Jones and his partner, Adrian Kohler, of the Handspring Puppet Company, are the puppet masters responsible for the show's star — Joey, the titular steed. Joey is living a happy life in Devon with his master, the young Albert, when World War I begins. He is sold to the cavalry, takes part in horrific fighting and is captured by the Germans. Albert, still too young to fight, lies about his age, signs up anyway and heads to Europe to rescue him.

Joey is operated by three actors — two inside, controlling the body and legs, and one in front manipulating the head. He is "a little taller than the tallest natural horse," Jones says, and weighs nearly 80 pounds. "So if you add the weight of the rider," Kohler says, "and divide by half, that's how much [they're] carrying."

The National Theatre of Great Britain production, directed by Marianne Elliott and Tom Morris, has been selling out for over three years. It is based on a children's novel by Michael Morpurgo and was adapted by Nick Stafford. Morpurgo has said he chose to tell the story through the horse's eyes to convey "the universal suffering of that war in which ten million people died, and unknown millions of horses." Some historians estimate that of the million British horses sent to France from 1914 to 1918, only about 62,000 returned.

Making sure the puppeteers could support a rider was a major challenge, Kohler says. "We put a ladder between the shoulders of two puppeteers and put an actor sitting atop between them.... The ladder on the shoulders meant that the puppeteers' heads were sticking up, so we [later] put backpacks on the actors and raised the ladder higher."

They built a prototype horse around that possibility, with an aluminum bridge attached to the two backpacks.

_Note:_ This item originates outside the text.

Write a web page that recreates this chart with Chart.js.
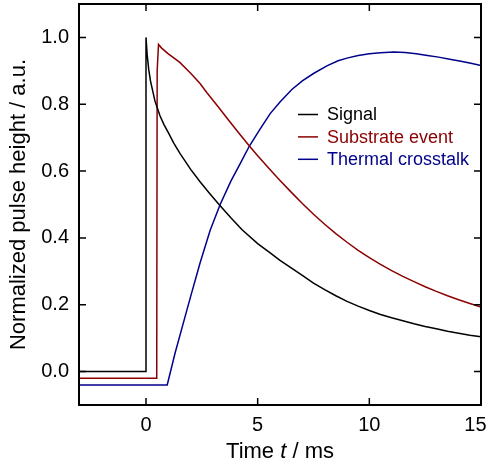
<!DOCTYPE html>
<html>
<head>
<meta charset="utf-8">
<script src="https://cdn.jsdelivr.net/npm/chart.js@4.4.0/dist/chart.umd.min.js"></script>
<style>
  body { margin: 0; background: #fff; }
  #wrap { width: 487px; height: 465px; position: relative; }
</style>
</head>
<body>
<div id="wrap"><canvas id="pulse-chart"></canvas></div>
<script>
// ====== DATA ======
const xTicks = [0, 5, 10, 15];
const yTicks = [0.0, 0.2, 0.4, 0.6, 0.8, 1.0];

const signalT = [-3, 0, 0, 0.05, 0.12, 0.2, 0.3, 0.4, 0.5, 0.63, 0.8, 1.0, 1.25, 1.52, 2.0, 2.42, 2.85, 3.27, 3.8, 4.29, 5.0, 5.56, 6.0, 6.5, 7.0, 7.5, 8.0, 8.5, 9.0, 9.5, 10.0, 10.5, 11.0, 11.5, 12.0, 12.5, 13.0, 13.5, 14.0, 14.5, 15.0];
const signalV = [0, 0, 1.0, 0.95, 0.905, 0.87, 0.84, 0.81, 0.79, 0.765, 0.74, 0.715, 0.683, 0.653, 0.605, 0.568, 0.533, 0.50, 0.46, 0.425, 0.383, 0.355, 0.333, 0.31, 0.288, 0.265, 0.245, 0.227, 0.21, 0.196, 0.183, 0.171, 0.161, 0.152, 0.143, 0.135, 0.128, 0.121, 0.115, 0.109, 0.104];

const substrateT = [-3, 0.48, 0.5, 0.56, 0.7, 1.0, 1.5, 2.0, 2.42, 2.72, 3.24, 3.7, 4.2, 4.63, 5.0, 5.56, 6.0, 6.5, 7.0, 7.5, 8.0, 8.5, 9.0, 9.5, 10.0, 10.5, 11.0, 11.5, 12.0, 12.5, 13.0, 13.5, 14.0, 14.5, 15.0];
const substrateV = [-0.02, -0.02, 0.90, 0.979, 0.968, 0.951, 0.926, 0.893, 0.862, 0.835, 0.792, 0.752, 0.71, 0.675, 0.646, 0.604, 0.572, 0.537, 0.503, 0.471, 0.441, 0.413, 0.387, 0.363, 0.341, 0.321, 0.302, 0.285, 0.269, 0.254, 0.24, 0.227, 0.215, 0.204, 0.193];

const crosstalkT = [-3, 0.95, 1.3, 1.67, 2.0, 2.42, 2.87, 3.32, 3.8, 4.2, 4.63, 5.1, 5.56, 6.0, 6.53, 7.0, 7.5, 8.1, 8.6, 9.0, 9.5, 10.0, 10.5, 11.1, 11.6, 12.1, 12.6, 13.1, 13.6, 14.1, 14.6, 15.0];
const crosstalkV = [-0.04, -0.04, 0.055, 0.145, 0.225, 0.325, 0.422, 0.50, 0.57, 0.62, 0.675, 0.725, 0.772, 0.807, 0.844, 0.87, 0.892, 0.915, 0.93, 0.938, 0.946, 0.951, 0.954, 0.956, 0.955, 0.951, 0.946, 0.941, 0.935, 0.929, 0.922, 0.916];

const FONT = "'Liberation Sans', Arial, sans-serif";

function toPoints(ts, vs) {
  return ts.map((t, i) => ({ x: t, y: vs[i] }));
}

// ====== FRAME, INNER TICKS, LEGEND, X TITLE ======
const framePlugin = {
  id: "frame",
  afterDraw(chart) {
    const { ctx, chartArea: a, scales: { x, y } } = chart;
    ctx.save();
    ctx.strokeStyle = "#000";
    ctx.lineWidth = 1.5;
    const len = 7;
    ctx.beginPath();
    xTicks.forEach(v => {
      const px = x.getPixelForValue(v);
      ctx.moveTo(px, a.bottom); ctx.lineTo(px, a.bottom - len);
      ctx.moveTo(px, a.top); ctx.lineTo(px, a.top + len);
    });
    yTicks.forEach(v => {
      const py = y.getPixelForValue(v);
      ctx.moveTo(a.left, py); ctx.lineTo(a.left + len, py);
      ctx.moveTo(a.right, py); ctx.lineTo(a.right - len, py);
    });
    ctx.stroke();
    ctx.lineWidth = 2;
    ctx.strokeRect(a.left, a.top, a.right - a.left, a.bottom - a.top);

    // legend
    ctx.font = "18px " + FONT;
    ctx.textBaseline = "middle";
    ctx.textAlign = "left";
    chart.data.datasets.forEach((ds, i) => {
      const ly = 114.5 + i * 22.4;
      ctx.strokeStyle = ds.borderColor;
      ctx.lineWidth = 1.5;
      ctx.beginPath();
      ctx.moveTo(298, ly); ctx.lineTo(318, ly);
      ctx.stroke();
      ctx.fillStyle = ds.borderColor;
      ctx.fillText(ds.label, 327, ly + 1);
    });

    // x title with italic t
    const parts = [["Time ", ""], ["t", "italic "], [" / ms", ""]];
    let total = 0;
    parts.forEach(p => { ctx.font = p[1] + "22px " + FONT; total += ctx.measureText(p[0]).width; });
    let cx = (a.left + a.right) / 2 - total / 2;
    ctx.fillStyle = "#000";
    ctx.textBaseline = "alphabetic";
    parts.forEach(p => {
      ctx.font = p[1] + "22px " + FONT;
      ctx.fillText(p[0], cx, 457.5);
      cx += ctx.measureText(p[0]).width;
    });
    ctx.restore();
  }
};

const ctx = document.getElementById("pulse-chart").getContext("2d");
new Chart(ctx, {
  type: "line",
  data: {
    datasets: [
      { label: "Signal", data: toPoints(signalT, signalV), borderColor: "#000000" },
      { label: "Substrate event", data: toPoints(substrateT, substrateV), borderColor: "#8b0000" },
      { label: "Thermal crosstalk", data: toPoints(crosstalkT, crosstalkV), borderColor: "#00008b" }
    ].map(d => Object.assign(d, { borderWidth: 1.5, pointRadius: 0, tension: 0, fill: false }))
  },
  options: {
    responsive: true,
    maintainAspectRatio: false,
    animation: false,
    layout: { padding: { top: 4, right: 6, left: 0, bottom: 0 } },
    plugins: { legend: { display: false }, tooltip: { enabled: false } },
    scales: {
      x: {
        type: "linear",
        min: -3, max: 15,
        afterBuildTicks: s => { s.ticks = xTicks.map(v => ({ value: v })); },
        afterFit: s => { s.height = 60; s.paddingLeft = 0; s.paddingRight = 0; },
        grid: { display: false, drawTicks: false },
        border: { display: false },
        // last label is nudged left so it stays inside the canvas, like the original
        ticks: { color: "#000", padding: 8, maxRotation: 0, font: { size: 20, family: FONT },
                 callback: v => v === 15 ? "15  " : String(v) },
        title: { display: false }
      },
      y: {
        min: -0.1, max: 1.1,
        afterBuildTicks: s => { s.ticks = yTicks.map(v => ({ value: v })); },
        afterFit: s => { s.width = 79; s.paddingTop = 0; s.paddingBottom = 0; },
        grid: { display: false, drawTicks: false },
        border: { display: false },
        ticks: { color: "#000", padding: 10, font: { size: 20, family: FONT }, callback: v => v.toFixed(1) },
        title: { display: true, text: "Normalized pulse height / a.u.", color: "#000", padding: { top: 6 }, font: { size: 22, family: FONT } }
      }
    }
  },
  plugins: [framePlugin]
});
</script>
</body>
</html>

The horse's ears and tail add to the emotional components of the design.

Jones emphasizes the importance of the puppeteers: "It's an astonishing achievement — that these three actors can create such a powerful presence onstage."

Joey is part of a grand stable of puppet horses. "There are nine horses," Kohler says, "two crows, a goose, six soldiers..." Jones adds with a smile: "...and a partridge in a pear tree."